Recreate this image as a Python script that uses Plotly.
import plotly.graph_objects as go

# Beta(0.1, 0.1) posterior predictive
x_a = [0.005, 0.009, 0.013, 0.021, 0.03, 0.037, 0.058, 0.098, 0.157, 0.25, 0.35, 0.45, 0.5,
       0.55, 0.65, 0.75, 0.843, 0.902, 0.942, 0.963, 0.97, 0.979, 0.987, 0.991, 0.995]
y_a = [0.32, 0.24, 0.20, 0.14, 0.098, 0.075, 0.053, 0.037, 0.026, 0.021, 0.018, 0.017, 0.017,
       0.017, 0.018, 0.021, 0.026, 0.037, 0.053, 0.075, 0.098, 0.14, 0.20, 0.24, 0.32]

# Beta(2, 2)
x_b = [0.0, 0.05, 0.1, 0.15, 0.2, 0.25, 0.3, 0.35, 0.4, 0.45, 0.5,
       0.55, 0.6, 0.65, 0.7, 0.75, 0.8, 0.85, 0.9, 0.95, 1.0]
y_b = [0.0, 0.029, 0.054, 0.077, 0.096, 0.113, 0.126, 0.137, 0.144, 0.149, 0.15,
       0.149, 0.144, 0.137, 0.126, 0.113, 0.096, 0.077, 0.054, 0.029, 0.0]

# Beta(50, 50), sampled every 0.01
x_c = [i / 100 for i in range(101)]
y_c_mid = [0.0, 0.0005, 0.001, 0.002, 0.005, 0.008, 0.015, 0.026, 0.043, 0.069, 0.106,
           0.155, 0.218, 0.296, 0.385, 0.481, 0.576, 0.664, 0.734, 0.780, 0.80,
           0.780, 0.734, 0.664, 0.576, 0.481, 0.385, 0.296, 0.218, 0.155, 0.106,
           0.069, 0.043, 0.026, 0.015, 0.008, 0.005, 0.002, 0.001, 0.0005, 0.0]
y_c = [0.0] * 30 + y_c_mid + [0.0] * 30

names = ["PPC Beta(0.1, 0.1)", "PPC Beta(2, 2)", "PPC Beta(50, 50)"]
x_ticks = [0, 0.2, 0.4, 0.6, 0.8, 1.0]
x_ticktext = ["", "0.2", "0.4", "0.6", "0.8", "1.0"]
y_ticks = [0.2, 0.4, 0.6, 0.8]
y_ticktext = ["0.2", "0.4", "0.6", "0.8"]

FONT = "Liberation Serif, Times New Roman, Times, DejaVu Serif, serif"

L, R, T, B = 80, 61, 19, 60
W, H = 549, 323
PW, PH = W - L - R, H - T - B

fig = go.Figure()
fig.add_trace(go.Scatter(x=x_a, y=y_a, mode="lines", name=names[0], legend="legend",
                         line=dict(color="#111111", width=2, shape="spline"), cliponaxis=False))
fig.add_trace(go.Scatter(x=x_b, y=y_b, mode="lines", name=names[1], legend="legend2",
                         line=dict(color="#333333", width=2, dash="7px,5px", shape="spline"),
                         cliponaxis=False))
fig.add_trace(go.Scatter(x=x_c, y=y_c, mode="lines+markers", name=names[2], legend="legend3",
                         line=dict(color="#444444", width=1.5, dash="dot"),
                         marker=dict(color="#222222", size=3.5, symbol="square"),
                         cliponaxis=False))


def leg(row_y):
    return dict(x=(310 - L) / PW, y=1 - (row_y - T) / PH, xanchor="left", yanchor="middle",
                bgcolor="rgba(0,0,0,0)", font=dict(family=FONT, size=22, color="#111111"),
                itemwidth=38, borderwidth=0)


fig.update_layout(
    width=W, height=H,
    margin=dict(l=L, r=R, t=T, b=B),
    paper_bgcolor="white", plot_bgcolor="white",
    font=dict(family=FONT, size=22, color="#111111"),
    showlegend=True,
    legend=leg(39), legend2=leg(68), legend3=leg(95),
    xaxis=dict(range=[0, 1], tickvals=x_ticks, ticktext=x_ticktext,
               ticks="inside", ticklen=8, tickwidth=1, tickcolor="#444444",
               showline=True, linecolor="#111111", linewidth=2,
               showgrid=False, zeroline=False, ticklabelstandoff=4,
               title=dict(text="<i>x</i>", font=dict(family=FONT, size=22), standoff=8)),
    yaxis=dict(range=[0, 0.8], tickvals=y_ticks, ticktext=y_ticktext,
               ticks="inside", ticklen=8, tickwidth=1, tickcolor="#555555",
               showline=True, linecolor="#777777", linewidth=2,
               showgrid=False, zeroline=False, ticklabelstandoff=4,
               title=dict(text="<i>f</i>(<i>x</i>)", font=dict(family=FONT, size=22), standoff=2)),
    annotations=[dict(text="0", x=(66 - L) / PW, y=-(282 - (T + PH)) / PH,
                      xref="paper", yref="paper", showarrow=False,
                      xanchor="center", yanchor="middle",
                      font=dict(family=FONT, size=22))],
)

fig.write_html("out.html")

──────────

■ The exercise ■
Reproduce only the lines from the top of the material through the one bearing "y_c = [0.0] * 30 + y_c_mid + [0.0] * 30", each exactly as it stands.

■ Task solution ■
Recreate this image as a Python script that uses Plotly.
import plotly.graph_objects as go

# Beta(0.1, 0.1) posterior predictive
x_a = [0.005, 0.009, 0.013, 0.021, 0.03, 0.037, 0.058, 0.098, 0.157, 0.25, 0.35, 0.45, 0.5,
       0.55, 0.65, 0.75, 0.843, 0.902, 0.942, 0.963, 0.97, 0.979, 0.987, 0.991, 0.995]
y_a = [0.32, 0.24, 0.20, 0.14, 0.098, 0.075, 0.053, 0.037, 0.026, 0.021, 0.018, 0.017, 0.017,
       0.017, 0.018, 0.021, 0.026, 0.037, 0.053, 0.075, 0.098, 0.14, 0.20, 0.24, 0.32]

# Beta(2, 2)
x_b = [0.0, 0.05, 0.1, 0.15, 0.2, 0.25, 0.3, 0.35, 0.4, 0.45, 0.5,
       0.55, 0.6, 0.65, 0.7, 0.75, 0.8, 0.85, 0.9, 0.95, 1.0]
y_b = [0.0, 0.029, 0.054, 0.077, 0.096, 0.113, 0.126, 0.137, 0.144, 0.149, 0.15,
       0.149, 0.144, 0.137, 0.126, 0.113, 0.096, 0.077, 0.054, 0.029, 0.0]

# Beta(50, 50), sampled every 0.01
x_c = [i / 100 for i in range(101)]
y_c_mid = [0.0, 0.0005, 0.001, 0.002, 0.005, 0.008, 0.015, 0.026, 0.043, 0.069, 0.106,
           0.155, 0.218, 0.296, 0.385, 0.481, 0.576, 0.664, 0.734, 0.780, 0.80,
           0.780, 0.734, 0.664, 0.576, 0.481, 0.385, 0.296, 0.218, 0.155, 0.106,
           0.069, 0.043, 0.026, 0.015, 0.008, 0.005, 0.002, 0.001, 0.0005, 0.0]
y_c = [0.0] * 30 + y_c_mid + [0.0] * 30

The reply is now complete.